In return, Trump has obliged with favors like adding tariffs for foreign competitors and pushing Coca-Cola to use cane sugar in their products. The Fanjuls no doubt seek to take advantage. More egregiously, Trump rescinded a Biden administration order from 2022 that banned imports from the Central Romana Corporation—a major exporter of sugar to the U.S. whose top executive is Alfonso Fanjul—because of information indicating widespread abuse of vulnerable workers, including withheld wages, forced labor and hazardous working conditions.
In 2021, Democratic lawmakers called on President Joe Biden to investigate the mistreatment of sugar cane workers in the Dominican Republic, saying inhumane conditions must not be tolerated in the U.S. supply chain.
In 2023, reports indicated the federal agents under the Biden administration were investigating Central Romana, potentially leading to criminal charges. Special agents from Homeland Security Investigations were probing working conditions at the Central Romana. The agents spent days in March secretly interviewing Haitian cane cutters, who were shuttled to a hotel from Central Romana’s sprawling nearby 240,000-acre plantation, where many workers, along with their families, live in ramshackle camps.
When Trump recently said, “I do believe I’ll be having the honor of taking Cuba,” it is clear the Fanjuls stand behind him, waiting for their moment to take advantage.
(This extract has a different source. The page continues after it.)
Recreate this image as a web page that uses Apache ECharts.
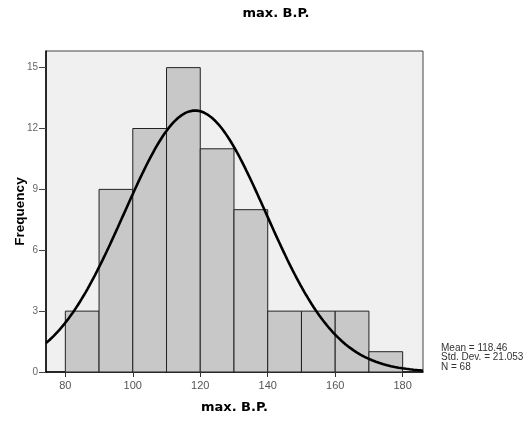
<!DOCTYPE html>
<html>
<head>
<meta charset="utf-8">
<script src="https://cdn.jsdelivr.net/npm/echarts@6/dist/echarts.min.js"></script>
<style>
  html, body { margin: 0; padding: 0; background: #fff; }
  #chart { width: 530px; height: 421px; }
</style>
</head>
<body>
<div id="chart"></div>
<script>
// Histogram of max. B.P. with fitted normal curve
const binStarts = [80, 90, 100, 110, 120, 130, 140, 150, 160, 170];
const binWidth = 10;
const frequencies = [3, 9, 12, 15, 11, 8, 3, 3, 3, 1];
const xTicks = [80, 100, 120, 140, 160, 180];
const yTicks = [0, 3, 6, 9, 12, 15];
const meanValue = 118.46;
const stdDev = 21.053;
const sampleN = 68;
const xMin = 74.27, xMax = 186.03;
const yMax = 15.82;

// Normal curve scaled to frequency per bin, from the stated mean/SD/N
const curve = [];
const steps = 200;
for (let i = 0; i <= steps; i++) {
  const x = xMin + (xMax - xMin) * i / steps;
  const z = (x - meanValue) / stdDev;
  const y = sampleN * binWidth / (stdDev * Math.sqrt(2 * Math.PI)) * Math.exp(-0.5 * z * z);
  curve.push([x, y]);
}

const bars = binStarts.map((s, i) => [s, s + binWidth, frequencies[i]]);

const font = 'Liberation Sans, Arial, sans-serif';
const titleFont = 'DejaVu Sans, sans-serif';
const chart = echarts.init(document.getElementById('chart'), null, { renderer: 'canvas' });
chart.setOption({
  animation: false,
  backgroundColor: '#ffffff',
  grid: {
    left: 46, right: 107, top: 51, bottom: 49,
    outerBoundsMode: 'none', containLabel: false,
    show: true, backgroundColor: '#f0f0f0', borderColor: '#444', borderWidth: 1
  },
  xAxis: {
    type: 'value', min: xMin, max: xMax,
    name: 'max. B.P.', nameLocation: 'middle', nameGap: 29, nameMoveOverlap: false,
    nameTextStyle: { fontFamily: titleFont, fontSize: 13, fontWeight: 'bold', color: '#000' },
    axisLine: { show: true, lineStyle: { color: '#000', width: 1.5 } },
    axisTick: { show: true, length: 5, customValues: xTicks, lineStyle: { color: '#333' } },
    axisLabel: { customValues: xTicks, fontFamily: font, fontSize: 11, color: '#555', margin: 8 },
    splitLine: { show: false }
  },
  yAxis: {
    type: 'value', min: 0, max: yMax,
    name: 'Frequency', nameLocation: 'middle', nameGap: 19, nameRotate: 90, nameMoveOverlap: false,
    nameTextStyle: { fontFamily: font, fontSize: 13.5, fontWeight: 'bold', color: '#000' },
    axisLine: { show: true, lineStyle: { color: '#000', width: 1.5 } },
    axisTick: { show: true, length: 7, customValues: yTicks, lineStyle: { color: '#444' } },
    axisLabel: { customValues: yTicks, fontFamily: font, fontSize: 10, color: '#666', margin: 8 },
    splitLine: { show: false }
  },
  graphic: [{
    type: 'text', x: 276, y: 14,
    style: {
      text: 'max. B.P.', align: 'center', verticalAlign: 'middle',
      fontFamily: titleFont, fontSize: 13, fontWeight: 'bold', fill: '#000'
    }
  }, {
    type: 'text', x: 441, y: 343,
    style: {
      text: 'Mean = ' + meanValue + '\nStd. Dev. = ' + stdDev + '\nN = ' + sampleN,
      fontFamily: font, fontSize: 10, lineHeight: 9.5, fill: '#333'
    }
  }],
  series: [{
    type: 'custom',
    data: bars,
    clip: true,
    renderItem: function (params, api) {
      const p0 = api.coord([api.value(0), 0]);
      const p1 = api.coord([api.value(1), api.value(2)]);
      return {
        type: 'rect',
        shape: { x: p0[0], y: p1[1], width: p1[0] - p0[0], height: p0[1] - p1[1] },
        style: { fill: '#c8c8c8', stroke: '#222', lineWidth: 1 }
      };
    },
    encode: { x: [0, 1], y: 2 },
    z: 2
  }, {
    type: 'line',
    data: curve,
    showSymbol: false,
    smooth: false,
    clip: true,
    lineStyle: { color: '#000', width: 2.6 },
    z: 3
  }]
});
</script>
</body>
</html>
In fact, much to the frustration of Cuban-American politicians like Ileana Ros-Lehtinen, Marco Rubio, Mario Díaz-Balart, and others, Alfonso Fanjul visited Cuba a couple of times during Obama’s presidency as part of a Brookings Institution delegation, and in the process met with Cuban officials and discussed business opportunities on the island.
In 2014, hoping to benefit from Obama’s overture toward Cuba, he was quoted saying, “If there is some way the family flag could be taken back to Cuba, then I am happy to do that.” It seems that with Trump now in the White House, and with Fanjul money talking behind him, the way to do that is with a cudgel.
As with all op-eds published by People’s World, the views expressed here are those of the author.